---------- Data segment ----------

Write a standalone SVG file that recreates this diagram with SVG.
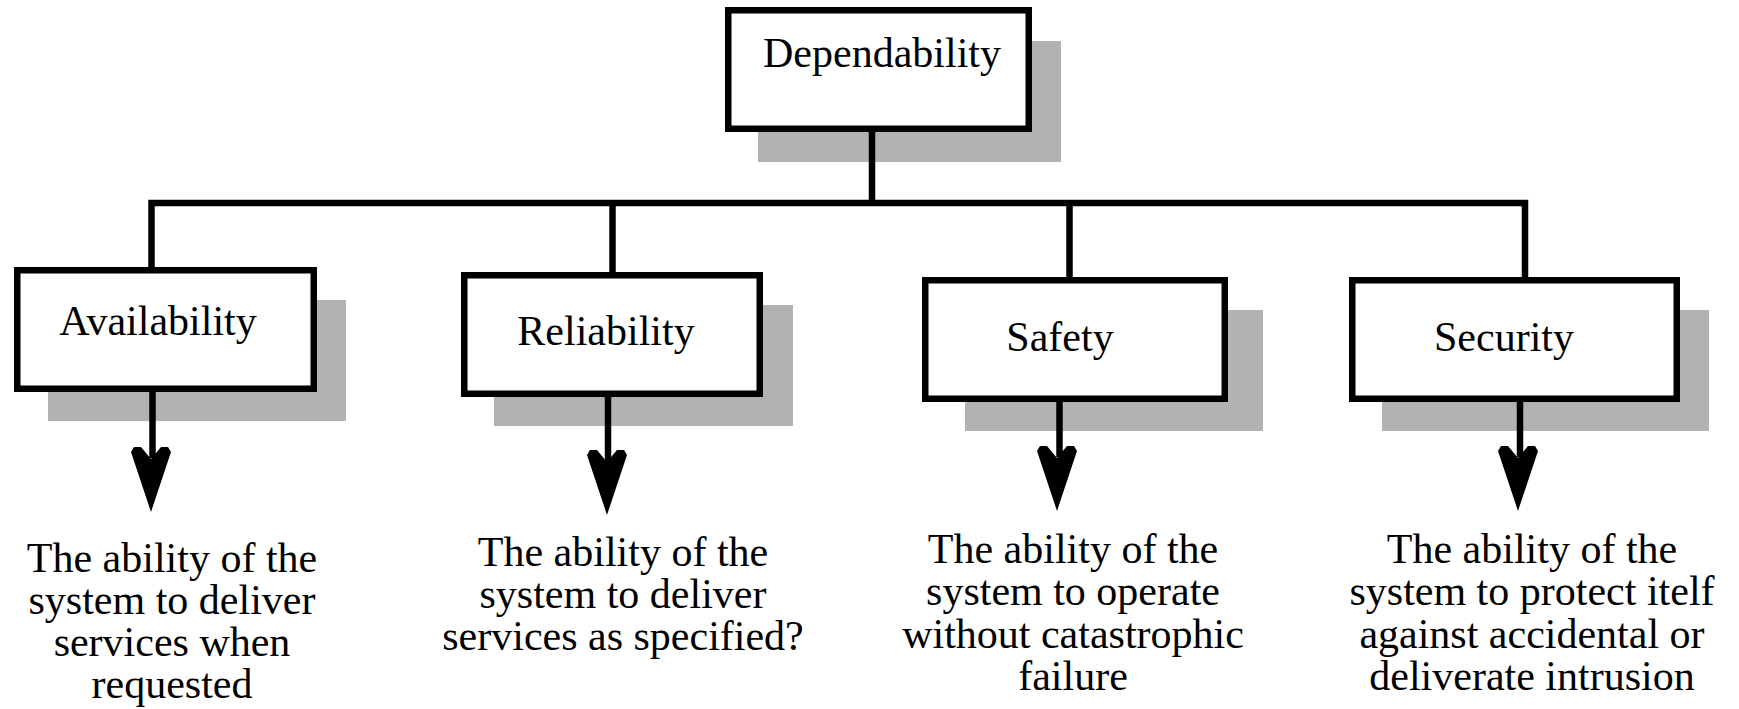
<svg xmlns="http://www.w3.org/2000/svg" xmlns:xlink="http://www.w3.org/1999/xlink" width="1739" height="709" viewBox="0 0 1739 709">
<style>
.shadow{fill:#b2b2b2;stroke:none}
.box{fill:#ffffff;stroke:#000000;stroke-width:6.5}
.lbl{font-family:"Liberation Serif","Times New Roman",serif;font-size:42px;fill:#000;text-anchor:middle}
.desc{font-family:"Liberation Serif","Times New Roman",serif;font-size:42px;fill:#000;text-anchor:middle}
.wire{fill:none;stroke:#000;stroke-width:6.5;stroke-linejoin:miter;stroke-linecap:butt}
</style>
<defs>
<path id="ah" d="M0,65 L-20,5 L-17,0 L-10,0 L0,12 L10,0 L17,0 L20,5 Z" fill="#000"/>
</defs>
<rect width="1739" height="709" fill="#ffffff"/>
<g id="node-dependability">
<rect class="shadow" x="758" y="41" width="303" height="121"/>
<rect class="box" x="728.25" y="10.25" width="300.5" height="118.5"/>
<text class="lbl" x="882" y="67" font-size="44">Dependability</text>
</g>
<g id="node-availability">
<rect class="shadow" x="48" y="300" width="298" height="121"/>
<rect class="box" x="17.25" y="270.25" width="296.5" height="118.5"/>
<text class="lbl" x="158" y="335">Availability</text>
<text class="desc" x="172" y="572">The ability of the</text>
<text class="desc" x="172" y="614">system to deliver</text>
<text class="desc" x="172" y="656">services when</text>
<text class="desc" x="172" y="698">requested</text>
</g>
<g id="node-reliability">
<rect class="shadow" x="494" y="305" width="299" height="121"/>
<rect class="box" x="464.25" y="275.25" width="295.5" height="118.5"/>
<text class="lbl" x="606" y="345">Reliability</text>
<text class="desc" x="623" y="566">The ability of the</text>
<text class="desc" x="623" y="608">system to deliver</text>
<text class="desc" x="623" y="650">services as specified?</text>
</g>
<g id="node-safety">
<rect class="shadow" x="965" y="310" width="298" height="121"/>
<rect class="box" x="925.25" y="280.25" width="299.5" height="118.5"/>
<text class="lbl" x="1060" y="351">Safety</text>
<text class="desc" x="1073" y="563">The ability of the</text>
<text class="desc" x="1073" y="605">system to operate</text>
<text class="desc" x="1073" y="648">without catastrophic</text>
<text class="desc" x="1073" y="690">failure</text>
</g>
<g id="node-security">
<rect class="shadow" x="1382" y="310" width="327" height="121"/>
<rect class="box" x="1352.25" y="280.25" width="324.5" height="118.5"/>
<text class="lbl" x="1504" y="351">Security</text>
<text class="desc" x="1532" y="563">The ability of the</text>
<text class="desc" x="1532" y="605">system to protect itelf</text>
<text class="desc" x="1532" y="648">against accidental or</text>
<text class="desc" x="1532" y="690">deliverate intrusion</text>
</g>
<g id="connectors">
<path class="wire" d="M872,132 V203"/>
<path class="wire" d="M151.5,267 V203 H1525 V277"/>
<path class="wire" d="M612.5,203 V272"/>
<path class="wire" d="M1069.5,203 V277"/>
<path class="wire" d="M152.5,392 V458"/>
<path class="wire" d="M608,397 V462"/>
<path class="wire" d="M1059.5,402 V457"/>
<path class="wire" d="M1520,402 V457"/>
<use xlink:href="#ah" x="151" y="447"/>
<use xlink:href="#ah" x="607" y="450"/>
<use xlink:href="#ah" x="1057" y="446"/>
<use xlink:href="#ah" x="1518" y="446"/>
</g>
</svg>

----------

- Written task:
Quote the preceding listing precisely and completely, omitting its images.

- Complete output:
Write a standalone SVG file that recreates this diagram with SVG.
<svg xmlns="http://www.w3.org/2000/svg" xmlns:xlink="http://www.w3.org/1999/xlink" width="1739" height="709" viewBox="0 0 1739 709">
<style>
.shadow{fill:#b2b2b2;stroke:none}
.box{fill:#ffffff;stroke:#000000;stroke-width:6.5}
.lbl{font-family:"Liberation Serif","Times New Roman",serif;font-size:42px;fill:#000;text-anchor:middle}
.desc{font-family:"Liberation Serif","Times New Roman",serif;font-size:42px;fill:#000;text-anchor:middle}
.wire{fill:none;stroke:#000;stroke-width:6.5;stroke-linejoin:miter;stroke-linecap:butt}
</style>
<defs>
<path id="ah" d="M0,65 L-20,5 L-17,0 L-10,0 L0,12 L10,0 L17,0 L20,5 Z" fill="#000"/>
</defs>
<rect width="1739" height="709" fill="#ffffff"/>
<g id="node-dependability">
<rect class="shadow" x="758" y="41" width="303" height="121"/>
<rect class="box" x="728.25" y="10.25" width="300.5" height="118.5"/>
<text class="lbl" x="882" y="67" font-size="44">Dependability</text>
</g>
<g id="node-availability">
<rect class="shadow" x="48" y="300" width="298" height="121"/>
<rect class="box" x="17.25" y="270.25" width="296.5" height="118.5"/>
<text class="lbl" x="158" y="335">Availability</text>
<text class="desc" x="172" y="572">The ability of the</text>
<text class="desc" x="172" y="614">system to deliver</text>
<text class="desc" x="172" y="656">services when</text>
<text class="desc" x="172" y="698">requested</text>
</g>
<g id="node-reliability">
<rect class="shadow" x="494" y="305" width="299" height="121"/>
<rect class="box" x="464.25" y="275.25" width="295.5" height="118.5"/>
<text class="lbl" x="606" y="345">Reliability</text>
<text class="desc" x="623" y="566">The ability of the</text>
<text class="desc" x="623" y="608">system to deliver</text>
<text class="desc" x="623" y="650">services as specified?</text>
</g>
<g id="node-safety">
<rect class="shadow" x="965" y="310" width="298" height="121"/>
<rect class="box" x="925.25" y="280.25" width="299.5" height="118.5"/>
<text class="lbl" x="1060" y="351">Safety</text>
<text class="desc" x="1073" y="563">The ability of the</text>
<text class="desc" x="1073" y="605">system to operate</text>
<text class="desc" x="1073" y="648">without catastrophic</text>
<text class="desc" x="1073" y="690">failure</text>
</g>
<g id="node-security">
<rect class="shadow" x="1382" y="310" width="327" height="121"/>
<rect class="box" x="1352.25" y="280.25" width="324.5" height="118.5"/>
<text class="lbl" x="1504" y="351">Security</text>
<text class="desc" x="1532" y="563">The ability of the</text>
<text class="desc" x="1532" y="605">system to protect itelf</text>
<text class="desc" x="1532" y="648">against accidental or</text>
<text class="desc" x="1532" y="690">deliverate intrusion</text>
</g>
<g id="connectors">
<path class="wire" d="M872,132 V203"/>
<path class="wire" d="M151.5,267 V203 H1525 V277"/>
<path class="wire" d="M612.5,203 V272"/>
<path class="wire" d="M1069.5,203 V277"/>
<path class="wire" d="M152.5,392 V458"/>
<path class="wire" d="M608,397 V462"/>
<path class="wire" d="M1059.5,402 V457"/>
<path class="wire" d="M1520,402 V457"/>
<use xlink:href="#ah" x="151" y="447"/>
<use xlink:href="#ah" x="607" y="450"/>
<use xlink:href="#ah" x="1057" y="446"/>
<use xlink:href="#ah" x="1518" y="446"/>
</g>
</svg>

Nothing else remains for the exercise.